The VFCache project is fundamentally about host-side software – that in the first iteration is all about being an extremely robust, extremely efficient bit of logic in the IO stack of the host OS. This, BTW, is an interesting back story. The project had early starts within the EMC PowerPath team (note, VFCache use is NOT dependent on using PowerPath).
Consider – EMC has an unbelievably deep heritage here – more than a decade at a ton of customers in the IO path on the host side. As anyone in IT knows, kernel mode filter drivers are things that have to be very mature. Have a bad day there – and it’s a BAD DAY. Furthermore – when it comes to caching, think of the uncountable IO’s prioritized, cached, and served by EMC over the last few decades. All this know-how and IP applied here. It also translates to broad “day 1” server host support:
VERSION 1 NOTE: on Day 1 there isn’t blade system support. This is commonly asked about re: UCS B-series systems and Vblocks. Mezzanine form factor VFCache cards are coming soon.

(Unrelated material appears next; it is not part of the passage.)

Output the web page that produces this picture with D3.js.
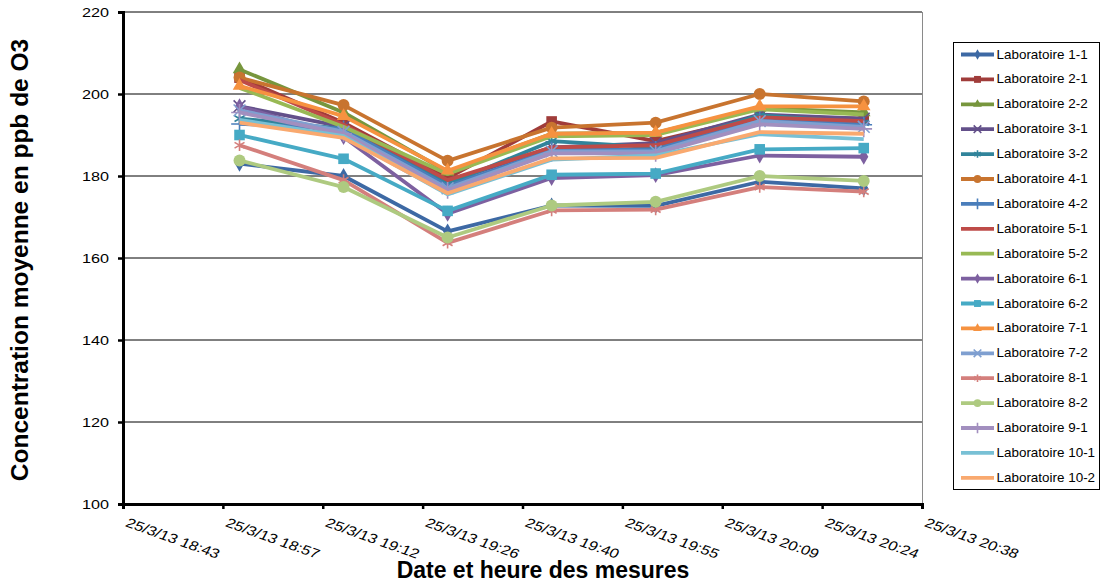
<!DOCTYPE html>
<html><head><meta charset="utf-8">
<script src="https://cdn.jsdelivr.net/npm/d3@7"></script>
<style>
body{margin:0;background:#fff;}
text{font-family:"Liberation Sans",Arial,sans-serif;}
</style></head>
<body><svg id="c" width="1102" height="585"></svg>
<script>
const times = ["2013-03-25T19:00","2013-03-25T19:15","2013-03-25T19:30","2013-03-25T19:45","2013-03-25T20:00","2013-03-25T20:15","2013-03-25T20:30"];
const xTickTimes = ["2013-03-25T18:43:12","2013-03-25T18:57:36","2013-03-25T19:12:00","2013-03-25T19:26:24","2013-03-25T19:40:48","2013-03-25T19:55:12","2013-03-25T20:09:36","2013-03-25T20:24:00","2013-03-25T20:38:24"];
const xTickLabels = ["25/3/13 18:43","25/3/13 18:57","25/3/13 19:12","25/3/13 19:26","25/3/13 19:40","25/3/13 19:55","25/3/13 20:09","25/3/13 20:24","25/3/13 20:38"];
const yTicks = [100,120,140,160,180,200,220];

const seriesNames = ["Laboratoire 1-1","Laboratoire 2-1","Laboratoire 2-2","Laboratoire 3-1","Laboratoire 3-2","Laboratoire 4-1","Laboratoire 4-2","Laboratoire 5-1","Laboratoire 5-2","Laboratoire 6-1","Laboratoire 6-2","Laboratoire 7-1","Laboratoire 7-2","Laboratoire 8-1","Laboratoire 8-2","Laboratoire 9-1","Laboratoire 10-1","Laboratoire 10-2"];
const lab1_1  = [183.0, 180.0, 166.5, 172.8, 172.7, 178.6, 177.0];
const lab2_1  = [204.0, 193.0, 179.5, 193.3, 188.5, 194.5, 194.0];
const lab2_2  = [206.0, 195.5, 181.0, 190.3, 190.5, 196.6, 195.5];
const lab3_1  = [197.0, 192.0, 178.5, 187.0, 188.0, 195.0, 194.0];
const lab3_2  = [194.0, 191.5, 178.0, 188.5, 187.0, 194.8, 193.0];
const lab4_1  = [204.0, 197.3, 183.7, 191.8, 193.0, 200.0, 198.2];
const lab4_2  = [192.7, 191.5, 177.5, 186.3, 186.5, 194.0, 192.5];
const lab5_1  = [203.4, 192.5, 179.0, 187.0, 187.5, 194.3, 193.4];
const lab5_2  = [201.5, 192.0, 180.5, 189.7, 190.0, 196.3, 195.0];
const lab6_1  = [197.0, 189.5, 170.8, 179.5, 180.2, 185.0, 184.7];
const lab6_2  = [190.0, 184.2, 171.5, 180.3, 180.6, 186.5, 186.8];
const lab7_1  = [202.0, 194.6, 181.3, 190.3, 190.6, 197.0, 197.0];
const lab7_2  = [196.0, 190.8, 177.0, 186.0, 186.0, 193.4, 192.0];
const lab8_1  = [187.5, 179.0, 163.7, 171.6, 171.8, 177.3, 176.2];
const lab8_2  = [183.8, 177.3, 165.0, 172.8, 173.7, 180.0, 178.8];
const lab9_1  = [195.5, 190.3, 176.5, 185.5, 185.5, 192.6, 191.5];
const lab10_1 = [193.7, 189.7, 175.5, 184.0, 185.0, 190.2, 189.0];
const lab10_2 = [193.0, 189.3, 175.8, 184.3, 184.4, 190.7, 190.3];
const seriesValues = [lab1_1,lab2_1,lab2_2,lab3_1,lab3_2,lab4_1,lab4_2,lab5_1,lab5_2,lab6_1,lab6_2,lab7_1,lab7_2,lab8_1,lab8_2,lab9_1,lab10_1,lab10_2];

const colors = ["#3D69A4","#A03C3A","#77963D","#63508A","#31849B","#C8742F","#4A7EBB","#BE4B48","#98B954","#7D60A0","#46AAC5","#F69240","#7F9FD0","#D47F7C","#AECA80","#A28FBF","#78C0D5","#F9A96F"];
const markers = ["diamond","square","triangle","x","star","circle","plus","none","none","diamond","square","triangle","x","star","circle","plus","none","none"];

const svg = d3.select("#c");
const L = 123, R = 922, T = 12, B = 504;
const parse = d3.isoParse;
const x = d3.scaleTime().domain([parse(xTickTimes[0]), parse(xTickTimes[xTickTimes.length-1])]).range([L, R]);
const y = d3.scaleLinear().domain([100, 220]).range([B, T]);
const FF = '"Liberation Sans",Arial,sans-serif';

// gridlines
svg.append("g").selectAll("line").data(yTicks.filter(v => v > 100)).join("line")
  .attr("x1", L).attr("x2", R).attr("y1", d => y(d)).attr("y2", d => y(d))
  .attr("stroke", "#000").attr("stroke-width", 1);
svg.append("line").attr("x1", R + 0.5).attr("x2", R + 0.5).attr("y1", T).attr("y2", B)
  .attr("stroke", "#8a8a8a").attr("stroke-width", 1);

// y axis
const yAxis = svg.append("g").attr("transform", `translate(${L},0)`)
  .call(d3.axisLeft(y).tickValues(yTicks).tickSize(5).tickFormat(d3.format("d")));
yAxis.select(".domain").attr("stroke", "#000").attr("stroke-width", 3);
yAxis.selectAll(".tick line").attr("stroke-width", 2.5);
yAxis.selectAll("text").attr("font-size", 13.5).attr("fill", "#000")
  .attr("x", 0).attr("dy", "0.35em").attr("text-anchor", "end")
  .attr("transform", "translate(-14,0) scale(1.2,1)")
  .style("font-family", FF);

// x axis
const xDates = xTickTimes.map(parse);
const xAxis = svg.append("g").attr("transform", `translate(0,${B})`)
  .call(d3.axisBottom(x).tickValues(xDates).tickSize(5).tickFormat((d, i) => xTickLabels[i]));
xAxis.select(".domain").attr("stroke", "#000").attr("stroke-width", 3);
xAxis.selectAll(".tick line").attr("stroke-width", 2.5);
xAxis.selectAll("text")
  .attr("font-size", 13.2).attr("fill", "#000").attr("text-anchor", "start")
  .attr("y", 0).attr("dy", 0)
  .attr("transform", "translate(1,22) scale(1.25,1) rotate(24)")
  .style("font-family", FF);

// axis titles
svg.append("text").attr("transform", "translate(28,260) rotate(-90)")
  .attr("text-anchor", "middle").attr("font-size", 24.5).attr("font-weight", "bold")
  .text("Concentration moyenne en ppb de O3");
svg.append("text").attr("x", 543).attr("y", 578)
  .attr("text-anchor", "middle").attr("font-size", 23).attr("font-weight", "bold")
  .text("Date et heure des mesures");

function drawMarker(g, type, color, s) {
  if (type === "none") return;
  if (type === "diamond") g.append("path").attr("d", d3.symbol(d3.symbolDiamond, s * s * 0.55)()).attr("fill", color);
  else if (type === "square") g.append("path").attr("d", d3.symbol(d3.symbolSquare, s * s * 0.85)()).attr("fill", color);
  else if (type === "triangle") g.append("path").attr("d", d3.symbol(d3.symbolTriangle, s * s * 0.6)()).attr("fill", color);
  else if (type === "circle") g.append("path").attr("d", d3.symbol(d3.symbolCircle, s * s * 0.85)()).attr("fill", color);
  else if (type === "x") g.append("path").attr("d", d3.symbol(d3.symbolTimes, s * s * 0.7)()).attr("fill", "none").attr("stroke", color).attr("stroke-width", 1.6);
  else if (type === "star") g.append("path").attr("d", d3.symbol(d3.symbolAsterisk, s * s * 0.7)()).attr("fill", "none").attr("stroke", color).attr("stroke-width", 1.6);
  else if (type === "plus") g.append("path").attr("d", d3.symbol(d3.symbolPlus, s * s * 0.7)()).attr("fill", "none").attr("stroke", color).attr("stroke-width", 1.6);
}

const line = d3.line().x((d, i) => x(parse(times[i]))).y(d => y(d));
const plot = svg.append("g");
seriesValues.forEach((vals, si) => {
  const g = plot.append("g");
  g.append("path").attr("d", line(vals)).attr("fill", "none")
    .attr("stroke", colors[si]).attr("stroke-width", 3.8).attr("stroke-linejoin", "round");
  vals.forEach((v, i) => {
    const mg = g.append("g").attr("transform", `translate(${x(parse(times[i]))},${y(v)})`);
    drawMarker(mg, markers[si], colors[si], 11.5);
  });
});

// legend
const lg = svg.append("g");
lg.append("rect").attr("x", 953.5).attr("y", 42.5).attr("width", 146).attr("height", 447)
  .attr("fill", "#fff").attr("stroke", "#000").attr("stroke-width", 1);
seriesNames.forEach((name, i) => {
  const cy = 54.5 + i * 24.9;
  const it = lg.append("g");
  it.append("line").attr("x1", 961).attr("x2", 994).attr("y1", cy).attr("y2", cy)
    .attr("stroke", colors[i]).attr("stroke-width", 3.8);
  const mg = it.append("g").attr("transform", `translate(977.5,${cy})`);
  drawMarker(mg, markers[i], colors[i], 7.5);
  it.append("text").attr("transform", `translate(996.5,${cy + 4}) scale(1.12,1)`)
    .attr("font-size", 12).attr("fill", "#000").text(name);
});
</script></body></html>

Between the efficient, very multi-threaded software and the best-of-breed hardware our view is that we can offer lower latency, more throughput, and dramatically lower CPU utilization that other solutions on the market.
The code is designed to operate either as a read cache (primary use case), or as DAS (for things like log files) – and can also operate in a “split mode”
In the VMware use case (and this is something we demoed at VMworld), the next major EMC Virtual Storage Integrator (VSI) plugin update shows VM-level statistics, and makes enabling and disabling VFCache on a VM-by-VM basis simpler and easier.
VERSION 1 NOTE: as of GA, enabling use of VFCache on a VM links it to a resource that is not shared, and “looks” like DAS at the VMkernel level. This means it will disable any use of vmotion. This means that it’s VMware use case is, IMO really focused on the most performance-centric VM use cases only – where the loss of vmotion flexibility is an acceptable trade-off. Read on in the “what’s next section” for more info.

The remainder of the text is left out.